No war with Russia or China. The U.S. doesn’t own the world. The increasing U.S. military tensions with Russia over Ukraine, and with China over Taiwan, is just nuts.

Most U.S. corporate media are fanning the flames of war hysteria. At the core of the problem is the U.S.’s distorted view of itself as the Global Big Dog — the “exceptional” nation that owns the world. The U.S. believes it has the right to be the global empire that dictates to all other nations, and the mass media, with few exceptions, polishes that false image.

We need a world of global cooperation, not military confrontation and domination. We have enough major human problems to deal with — a global pandemic, rapidly increasing climate crises, intense storms, wildfires, drought, rising sea levels, rising temperatures, etc. Not to mention global hunger and a growing addiction problem.

Just in the past year, more than 100,000 people in the U.S. died from drug overdoses. That is horrifying but the worst U.S. addiction is the nation’s addiction to war. Over the past few decades, millions have been killed, injured or made refugees from U.S. wars and regime change operations.

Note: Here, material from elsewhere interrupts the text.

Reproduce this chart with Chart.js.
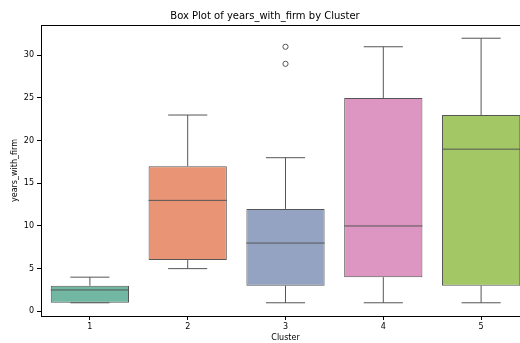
<!DOCTYPE html>
<html>
<head>
<meta charset="utf-8">
<script src="https://cdn.jsdelivr.net/npm/chart.js@4"></script>
<style>
  html, body { margin: 0; padding: 0; background: #fff; overflow: hidden; }
  #wrap { width: 545px; height: 343px; }
</style>
</head>
<body>
<div id="wrap"><canvas id="chart"></canvas></div>
<script>
// datos
const clusters = ['1', '2', '3', '4', '5'];
const q1 = [1, 6, 3, 4, 3];
const q3 = [3, 17, 12, 25, 23];
const medianas = [2.5, 13, 8, 10, 19];
const bigoteBajo = [1, 5, 1, 1, 1];
const bigoteAlto = [4, 23, 18, 31, 32];
const atipicos = [[], [], [31, 29], [], []];
const yTicks = [0, 5, 10, 15, 20, 25, 30];
const colores = ['#72b7a1', '#e99575', '#95a3c3', '#dc96c1', '#a2c764'];
const colorLinea = '#555555';

const fuente = 'DejaVu Sans, sans-serif';

// dibuja medianas, bigotes y atipicos sobre las cajas
const bigotesPlugin = {
  id: 'bigotes',
  afterDatasetsDraw(chart) {
    const { ctx, scales: { x, y }, chartArea } = chart;
    const meta = chart.getDatasetMeta(0);
    ctx.save();
    ctx.strokeStyle = colorLinea;
    ctx.lineWidth = 1;
    clusters.forEach((c, i) => {
      const bar = meta.data[i];
      const cx = x.getPixelForValue(i);
      const half = bar.width / 2;
      const cap = half / 2;
      const yq1 = y.getPixelForValue(q1[i]);
      const yq3 = y.getPixelForValue(q3[i]);
      const ylo = y.getPixelForValue(bigoteBajo[i]);
      const yhi = y.getPixelForValue(bigoteAlto[i]);
      const ymed = y.getPixelForValue(medianas[i]);
      ctx.beginPath();
      // mediana
      ctx.moveTo(cx - half, ymed); ctx.lineTo(cx + half, ymed);
      // bigote superior
      ctx.moveTo(cx, yq3); ctx.lineTo(cx, yhi);
      ctx.moveTo(cx - cap, yhi); ctx.lineTo(cx + cap, yhi);
      // bigote inferior
      ctx.moveTo(cx, yq1); ctx.lineTo(cx, ylo);
      ctx.moveTo(cx - cap, ylo); ctx.lineTo(cx + cap, ylo);
      ctx.stroke();
      atipicos[i].forEach(v => {
        ctx.beginPath();
        ctx.arc(cx, y.getPixelForValue(v), 2.6, 0, Math.PI * 2);
        ctx.stroke();
      });
    });
    // marco superior y derecho
    ctx.strokeStyle = '#000';
    ctx.lineWidth = 1;
    ctx.beginPath();
    ctx.moveTo(chartArea.left, chartArea.top + 0.5);
    ctx.lineTo(chartArea.right, chartArea.top + 0.5);
    ctx.lineTo(chartArea.right, chartArea.bottom);
    ctx.stroke();
    ctx.restore();
  }
};

new Chart(document.getElementById('chart'), {
  type: 'bar',
  data: {
    labels: clusters,
    datasets: [{
      data: clusters.map((c, i) => [q1[i], q3[i]]),
      backgroundColor: colores,
      borderColor: colorLinea,
      borderWidth: 1,
      borderSkipped: false,
      barPercentage: 0.8,
      categoryPercentage: 1.0
    }]
  },
  options: {
    responsive: true,
    maintainAspectRatio: false,
    animation: false,
    layout: { padding: { left: 0, right: 15, top: 0, bottom: 0 } },
    plugins: {
      legend: { display: false },
      tooltip: { enabled: false },
      title: {
        display: true,
        text: 'Box Plot of years_with_firm by Cluster',
        color: '#000',
        font: { family: fuente, size: 10, weight: 'normal', lineHeight: 1.2 },
        padding: { top: 10, bottom: 3 }
      }
    },
    scales: {
      x: {
        offset: true,
        afterFit(axis) { axis.height = 27; },
        grid: { display: true, offset: false, drawOnChartArea: false, tickLength: 4, color: '#000' },
        border: { color: '#000', width: 1 },
        ticks: { color: '#000', font: { family: fuente, size: 8 }, padding: 2 },
        title: {
          display: true, text: 'Cluster', color: '#000',
          font: { family: fuente, size: 8 }, padding: { top: 1, bottom: 0 }
        }
      },
      y: {
        min: -0.55,
        max: 33.55,
        afterBuildTicks(axis) {
          axis.ticks = yTicks.map(v => ({ value: v }));
        },
        afterFit(axis) { axis.width = 41; },
        grid: { display: true, drawOnChartArea: false, tickLength: 4, color: '#000' },
        border: { color: '#000', width: 1 },
        ticks: { color: '#000', font: { family: fuente, size: 8 }, padding: 3 },
        title: {
          display: true, text: 'years_with_firm', color: '#000',
          font: { family: fuente, size: 8 }, padding: { top: 10, bottom: 0 }
        }
      }
    }
  },
  plugins: [bigotesPlugin]
});
</script>
</body>
</html>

The major U.S. drug dealer is the military industrial media complex — made up of the arms-makers, bipartisan lawmakers, and the mass media (with CIA and retired military talking-head pundits) that weave the yarn of the need for war and more war.

The spin is about “freedom and democracy,” but the reality is profits for the weapons-makers and U.S. global domination.

America is in desperate need of a 12-step program to end its addiction to war.

Jim Albertini

Kurtistown

Glyphosate everywhere

What’s for dinner? Glyphosate, of course.

Big Ag sprays Roundup on our major food crops: corn, wheat and soybeans, which not only feeds us but also the beef, pork and poultry animals we eat. Roundup rids the weeds, thereby boosting crop yields, resulting in cheaper food for us. Wonderful?

Roundup (with glyphosate as main ingredient) is a nonselective herbicide and is systemic. Means it’s absorbed throughout the plant, even down to the roots.

Very effective weed killer, it is, unless the plant itself is Roundup-resistant.

Monsato sells corn, wheat and soybean seeds specifically bred to survive, despite being sprayed on with Roundup.

Farmers can only purchase such seeds from Monsato, which bio-engineers these seeds exclusively for just one planting. Hence farmers are forced to become captive customers of this seed supplier if they want to continue planting.

Roundup usage is expected to increase due to population growth. Our fault?

Monsato has since been acquired by Bayer, which decided Roundup will not be sold to general retail customers after 2023 to prevent future class-action lawsuits of cancer claims.

However, industrial sales will continue. After all, we must eat the basics at a price we can afford. Fast food, processed food, candies, pastries, sodas — all with traces of glyphosate. Yummy!